The national picture
The HCEOA’s October 2025 research—based on 679 survey responses representing more than 52,000 rented homes—shows systemic and costly enforcement delays after a judge has already granted possession. At the point of eviction, average unpaid rent stands at £12,708 across England and Wales and £19,223 in London, underscoring much higher exposure where rents are highest.
Once a possession order is made, landlords using the County Court route face an average wait of around six months, rising to over eight months in London. By contrast, 100% of High Court Enforcement Officers surveyed say they can typically set an eviction date within one month once a writ is issued.
Regional variations and growing backlogs
Wait times range from a low of about two months in Wales to an eye-watering eight‑and‑a‑half months in London, with most English regions clustered between 4.5 and 6 months. The longer waits in the capital are compounded by London’s 25% higher average rents, so arrears escalate faster while properties sit in limbo.

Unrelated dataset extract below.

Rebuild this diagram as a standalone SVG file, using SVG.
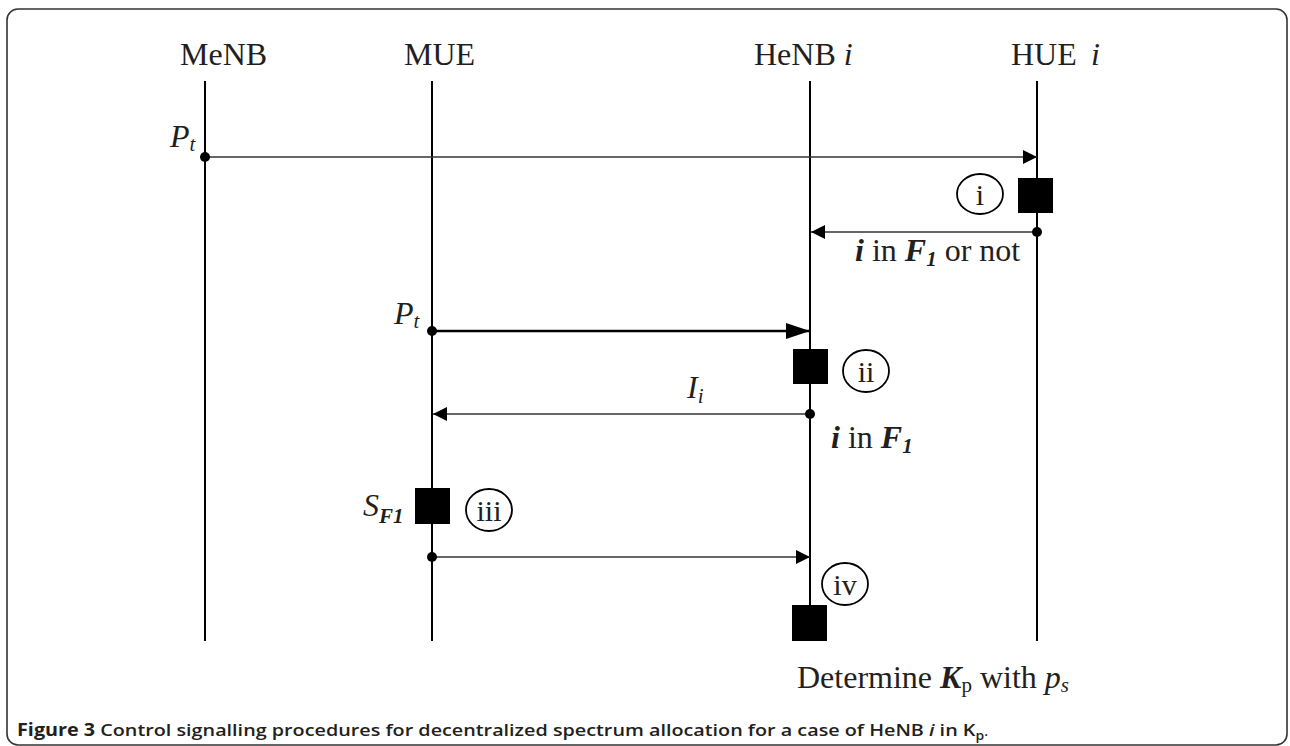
<svg xmlns="http://www.w3.org/2000/svg" width="1290" height="746" viewBox="0 0 1290 746">
<style>
.t{font-family:"Liberation Serif","Times New Roman",serif;font-size:32px;fill:#231f20}
.it{font-style:italic}
.bi{font-weight:bold;font-style:italic}
.sub{font-size:21px}
.life{stroke:#000;stroke-width:2}
.msg{stroke:#333;stroke-width:1.5;fill:none}
.thick{stroke:#000;stroke-width:2.6}
.box{fill:#000}
.circ{fill:none;stroke:#000;stroke-width:1.8}
.dot{fill:#000}
.cl{font-family:"Liberation Serif","Times New Roman",serif;font-size:30px;fill:#231f20;text-anchor:middle}
.cap{font-family:"Open Sans","Liberation Sans",sans-serif;font-size:17px;fill:#231f20;font-weight:600}
</style>
<defs>
<marker id="ah" markerUnits="userSpaceOnUse" markerWidth="16" markerHeight="16" refX="14" refY="7" orient="auto"><path d="M0,0 L14,7 L0,14 Z" fill="#000"/></marker>
<marker id="ahL" markerUnits="userSpaceOnUse" markerWidth="26" markerHeight="18" refX="24" refY="8" orient="auto"><path d="M0,0 L24,8 L0,16 Z" fill="#000"/></marker>
</defs>
<rect x="7" y="9" width="1280" height="736" rx="11" fill="#fff" stroke="#333" stroke-width="1.6"/>

<g id="MeNB">
<text class="t" x="180" y="65">MeNB</text>
<line class="life" x1="205" y1="81" x2="205" y2="641"/>
</g>
<g id="MUE">
<text class="t" x="404" y="65">MUE</text>
<line class="life" x1="432" y1="81" x2="432" y2="641"/>
</g>
<g id="HeNB">
<text class="t" x="754" y="65">HeNB <tspan class="it">i</tspan></text>
<line class="life" x1="810" y1="81" x2="810" y2="641"/>
</g>
<g id="HUE">
<text class="t" x="1011" y="65">HUE  <tspan class="it" x="1091">i</tspan></text>
<line class="life" x1="1037" y1="81" x2="1037" y2="641"/>
</g>

<g id="step-i">
<rect class="box" x="1018" y="178" width="35" height="35"/>
<ellipse class="circ" cx="980" cy="194" rx="23" ry="20"/>
<text class="cl" x="980" y="205">i</text>
</g>
<g id="step-ii">
<rect class="box" x="793" y="349" width="35" height="35"/>
<ellipse class="circ" cx="866" cy="371" rx="23" ry="21"/>
<text class="cl" x="866" y="382">ii</text>
</g>
<g id="step-iii">
<rect class="box" x="415" y="488" width="35" height="36"/>
<ellipse class="circ" cx="489" cy="510" rx="23" ry="21"/>
<text class="cl" x="489" y="521">iii</text>
<text class="t" x="363" y="516"><tspan class="it">S</tspan><tspan class="bi sub" y="523">F1</tspan></text>
</g>
<g id="step-iv">
<rect class="box" x="792" y="605" width="35" height="36"/>
<ellipse class="circ" cx="845" cy="584" rx="23" ry="21"/>
<text class="cl" x="845" y="595">iv</text>
<text class="t" x="797" y="688">Determine <tspan class="bi">K</tspan><tspan class="sub" y="692">p</tspan><tspan y="688"> with </tspan><tspan class="it">p</tspan><tspan class="it sub" y="692">s</tspan></text>
</g>

<g id="connectors">
<line class="msg" x1="205" y1="157" x2="1037" y2="157" marker-end="url(#ah)"/>
<circle class="dot" cx="205" cy="157" r="5"/>
<text class="t it" x="170" y="147">P<tspan class="sub" y="151">t</tspan></text>

<line class="msg" x1="1037" y1="232" x2="811" y2="232" marker-end="url(#ah)"/>
<circle class="dot" cx="1037" cy="232" r="5"/>
<text class="t" x="855" y="261"><tspan class="bi">i</tspan> in <tspan class="bi">F</tspan><tspan class="bi sub" y="266">1</tspan><tspan y="261"> or not</tspan></text>

<line class="msg thick" x1="432" y1="331" x2="810" y2="331" marker-end="url(#ahL)"/>
<circle class="dot" cx="432" cy="331" r="5"/>
<text class="t it" x="394" y="324">P<tspan class="sub" y="328">t</tspan></text>

<line class="msg" x1="810" y1="414" x2="433" y2="414" marker-end="url(#ah)"/>
<circle class="dot" cx="810" cy="414" r="5"/>
<text class="t it" x="687" y="398">I<tspan class="sub" y="403">i</tspan></text>
<text class="t" x="831" y="448"><tspan class="bi">i</tspan> in <tspan class="bi">F</tspan><tspan class="bi sub" y="453">1</tspan></text>

<line class="msg" x1="432" y1="557" x2="810" y2="557" stroke="#000" marker-end="url(#ah)"/>
<circle class="dot" cx="432" cy="557" r="5"/>
</g>

<text class="cap" x="17" y="736" textLength="971" lengthAdjust="spacingAndGlyphs"><tspan font-weight="700">Figure 3</tspan> Control signalling procedures for decentralized spectrum allocation for a case of HeNB <tspan font-style="italic">i</tspan> in K<tspan font-size="12" dy="4">p</tspan><tspan font-size="12" dy="-4">.</tspan></text>
</svg>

Capacity constraints in the County Court system amplify the backlog. In 2024 there were 41,803 warrants of possession, of which 27,582 were enforced by an estimated 350 County Court bailiffs—plus 212,407 warrants of control competing for the same scarce resources—an impossible workload.
Why the system is slowing
The report cites auto‑reply bottlenecks, phone queueing, and limited operational capacity. Furthermore, HM Courts and Tribunals Service policy now prevents County Court bailiffs from using reasonable force to evict tenants when necessary. This restriction limits what bailiffs can do on the day of eviction and increases the risk of cancellations and re-bookings, adding time and cost to the process.
What transferring up means – and the tenant safeguards
Transferring up asks a District Judge to permit enforcement by a High Court Enforcement Officer (HCEO) instead of a County Court bailiff. It does not move the case to be heard in the High Court; it changes the enforcement route once a possession order exists.
Protections remain the same: HCEOs operate under the same notice periods and rules as County Court bailiffs; fees are paid by the claimant, not the tenant; and HCEOs are personally accountable with established procedures for engaging with vulnerable people.
Access to that faster route remains uneven. In London, only 30% of transfer‑up requests are being approved, and about one in four refusals cite “no delays” despite the evidence above. Where applicants don’t ask at the possession hearing and instead apply later via Section 42, decisions typically add 3 months nationally and 3.5 months in London. Importantly, tenant safeguards do not change when a case transfers up: notice periods and rules are the same as in the County Court, and fees are paid by the claimant, not the tenant.
Satisfaction scores underline the gap: in London, respondents rate County Court enforcement 2.1/10 versus 7.3/10 for High Court enforcement.
Propertymark’s position and policy asks
Propertymark supports the HCEOA in urging two immediate UK Government actions to restore timely access to justice:
- Direct the judiciary that transfer‑up requests should be allowed wherever local County Court bailiff delays are ≥3 months or where reasonable force may be required.
- Simplify the process—remove Section 42 and adopt the N293A route—to reduce administrative burden and enable future digital reforms.
These changes can be delivered immediately at no cost to the UK Government, the judiciary, tenants or debtors.
Practical steps for agents and landlords
Ask for transfer up at the possession stage
Include a request for leave to transfer enforcement to the High Court in the draft order when applying for possession—there is no extra fee to make the request at this point.
File a strong witness statement
Attach compelling evidence for why transfer up is necessary, covering:
- Documented bailiff delays (e.g., local waiting times; quote the report and official MoJ possession stats).
- Cumulative financial loss (monthly rent, arrears to date, cash‑flow impacts).
- Wider impacts (property damage, ASB, effect on neighbours, missed opportunities to re‑let).
- Risk factors indicating that reasonable force may be needed.
It is possible to apply later via a Section 42 request for leave to transfer to the High Court, although the report finds median processing is around 3 months (slightly longer in London), so building transfer‑up into an original application is more efficient.